## Material
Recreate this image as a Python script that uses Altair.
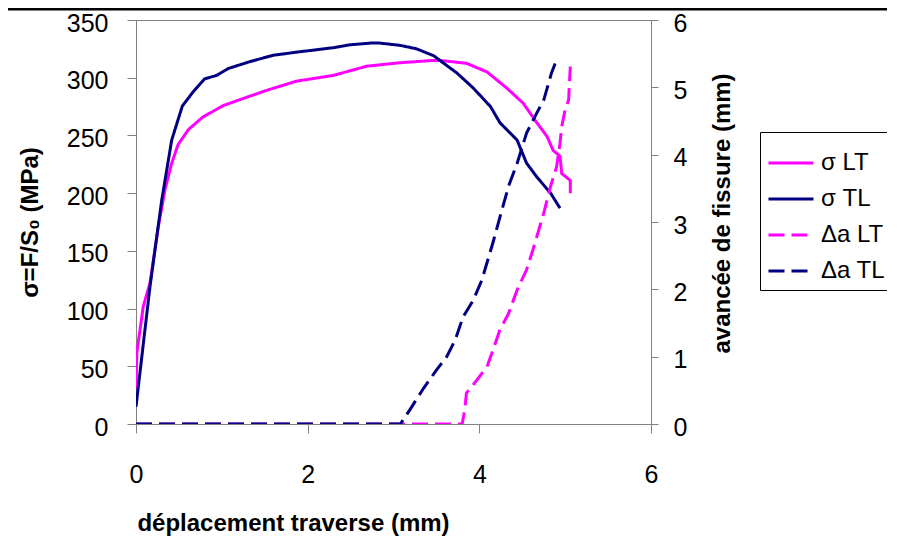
import altair as alt
import pandas as pd

# --- data ---
sigma_lt_x = [0, 0.01, 0.085, 0.163, 0.26, 0.338, 0.416, 0.49, 0.61, 0.78, 1.02, 1.25, 1.52, 1.87,
              2.30, 2.69, 3.08, 3.47, 3.54, 3.85, 4.09, 4.32, 4.51, 4.67, 4.79, 4.86, 4.94, 4.96, 5.06, 5.06]
sigma_lt_y = [30, 62, 102, 122, 171, 203, 226, 242, 255, 266, 276, 282, 289, 297,
              302, 310, 313, 315, 315, 312.5, 305, 291, 278, 261, 249, 237, 232, 217, 211, 200]

sigma_tl_x = [0, 0.163, 0.30, 0.416, 0.54, 0.668, 0.80, 0.94, 1.076, 1.33, 1.6, 1.91, 2.30, 2.49,
              2.73, 2.84, 3.08, 3.27, 3.47, 3.54, 3.74, 3.93, 4.13, 4.24, 4.44, 4.55, 4.67, 4.83, 4.94]
sigma_tl_y = [15, 119, 194, 246, 275.5, 288, 299, 302, 308, 314, 319.5, 322.5, 326, 328.5,
              330, 330, 328, 325, 319, 315, 304, 291, 275, 261, 246, 226, 214, 200, 187]

da_lt_x = [0, 3.80, 3.83, 3.85, 3.97, 4.09, 4.16, 4.24, 4.34, 4.44, 4.55, 4.63, 4.75, 4.83,
           4.90, 4.94, 4.96, 5.0, 5.04, 5.06]
da_lt_y = [0, 0, 0.21, 0.46, 0.65, 0.85, 1.10, 1.40, 1.64, 1.99, 2.29, 2.61, 3.13, 3.53,
           3.82, 4.17, 4.42, 4.67, 4.81, 5.31]

da_tl_x = [0, 3.08, 3.19, 3.35, 3.50, 3.62, 3.72, 3.81, 3.93, 4.03, 4.16, 4.22, 4.34, 4.44,
           4.55, 4.67, 4.75, 4.84, 4.90]
da_tl_y = [0, 0, 0.21, 0.53, 0.80, 1.0, 1.25, 1.59, 1.84, 2.14, 2.70, 2.98, 3.53, 3.87,
           4.32, 4.62, 4.81, 5.21, 5.41]

series_names = ["σ LT", "σ TL", "Δa LT", "Δa TL"]
series_colors = ["#FF00FF", "#000080", "#FF00FF", "#000080"]
series_dashes = [[1, 0], [1, 0], [16, 7], [16, 7]]

x_ticks = [0, 2, 4, 6]
left_ticks = [0, 50, 100, 150, 200, 250, 300, 350]
right_ticks = [0, 1, 2, 3, 4, 5, 6]


def frame(xs, ys, name):
    return pd.DataFrame({"x": xs, "v": ys, "series": name, "i": list(range(len(xs)))})


stress = pd.concat([frame(sigma_lt_x, sigma_lt_y, series_names[0]),
                    frame(sigma_tl_x, sigma_tl_y, series_names[1])])
crack = pd.concat([frame(da_lt_x, da_lt_y, series_names[2]),
                   frame(da_tl_x, da_tl_y, series_names[3])])

FONT = "Liberation Sans"


def legend():
    return alt.Legend(title=None, orient="none", legendX=624, legendY=112,
                      symbolType="stroke", symbolSize=2025, symbolStrokeWidth=3,
                      labelFontSize=24, labelFont=FONT, labelColor="black",
                      labelLimit=300, rowPadding=-7, padding=7,
                      strokeColor="black", fillColor="white", labelOffset=6)


color = alt.Color("series:N", scale=alt.Scale(domain=series_names, range=series_colors),
                  legend=legend())
dash = alt.StrokeDash("series:N", scale=alt.Scale(domain=series_names, range=series_dashes),
                      legend=legend())

x_enc = alt.X("x:Q", scale=alt.Scale(domain=[0, 6], nice=False),
              axis=alt.Axis(values=x_ticks, title="déplacement traverse (mm)",
                            titleX=157, titleY=99, titleBaseline="middle",
                            labelPadding=29, tickSize=9, labelFlush=False))

left = alt.Chart(stress).mark_line(strokeWidth=3, clip=True).encode(
    x=x_enc,
    y=alt.Y("v:Q", scale=alt.Scale(domain=[0, 350], nice=False),
            axis=alt.Axis(values=left_ticks, title="σ=F/S₀ (MPa)", orient="left",
                          titleX=-106, titleY=202, titleAngle=270, titleAlign="center",
                          titleBaseline="middle", labelPadding=19, tickSize=9,
                          labelOffset=3)),
    color=color, strokeDash=dash, order="i:Q")

right = alt.Chart(crack).mark_line(strokeWidth=3, clip=True).encode(
    x=x_enc,
    y=alt.Y("v:Q", scale=alt.Scale(domain=[0, 6], nice=False),
            axis=alt.Axis(values=right_ticks, title="avancée de fissure (mm)", orient="right",
                          titleX=71, titleY=193, titleAngle=270, titleAlign="center",
                          titleBaseline="middle", labelPadding=15, tickSize=7,
                          labelOffset=3)),
    color=color, strokeDash=dash, order="i:Q")

top_rule = alt.Chart(pd.DataFrame({"k": [0]})).mark_rule(color="black", strokeWidth=3).encode(
    x=alt.value(-130), x2=alt.value(760), y=alt.value(-11))

chart = alt.layer(left, right, top_rule).resolve_scale(y="independent").properties(
    width=515, height=404,
    background="white",
    autosize=alt.AutoSizeParams(type="none"),
    padding={"left": 128, "top": 12, "right": 236, "bottom": 118},
).configure_axis(
    grid=False, domainColor="#808080", tickColor="#808080", domainWidth=1,
    labelFont=FONT, labelFontSize=25, labelColor="black",
    titleFont=FONT, titleFontSize=24, titleFontWeight="bold", titleColor="black",
).configure_view(stroke="#808080", strokeWidth=1)

chart.save("out.html", embed_options={"renderer": "svg", "actions": False})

## Objective
Skip the pictures and restate exactly the lines from the beginning of the listing to the line with "217, 211, 200]", that line included.

## Response below
Recreate this image as a Python script that uses Altair.
import altair as alt
import pandas as pd

# --- data ---
sigma_lt_x = [0, 0.01, 0.085, 0.163, 0.26, 0.338, 0.416, 0.49, 0.61, 0.78, 1.02, 1.25, 1.52, 1.87,
              2.30, 2.69, 3.08, 3.47, 3.54, 3.85, 4.09, 4.32, 4.51, 4.67, 4.79, 4.86, 4.94, 4.96, 5.06, 5.06]
sigma_lt_y = [30, 62, 102, 122, 171, 203, 226, 242, 255, 266, 276, 282, 289, 297,
              302, 310, 313, 315, 315, 312.5, 305, 291, 278, 261, 249, 237, 232, 217, 211, 200]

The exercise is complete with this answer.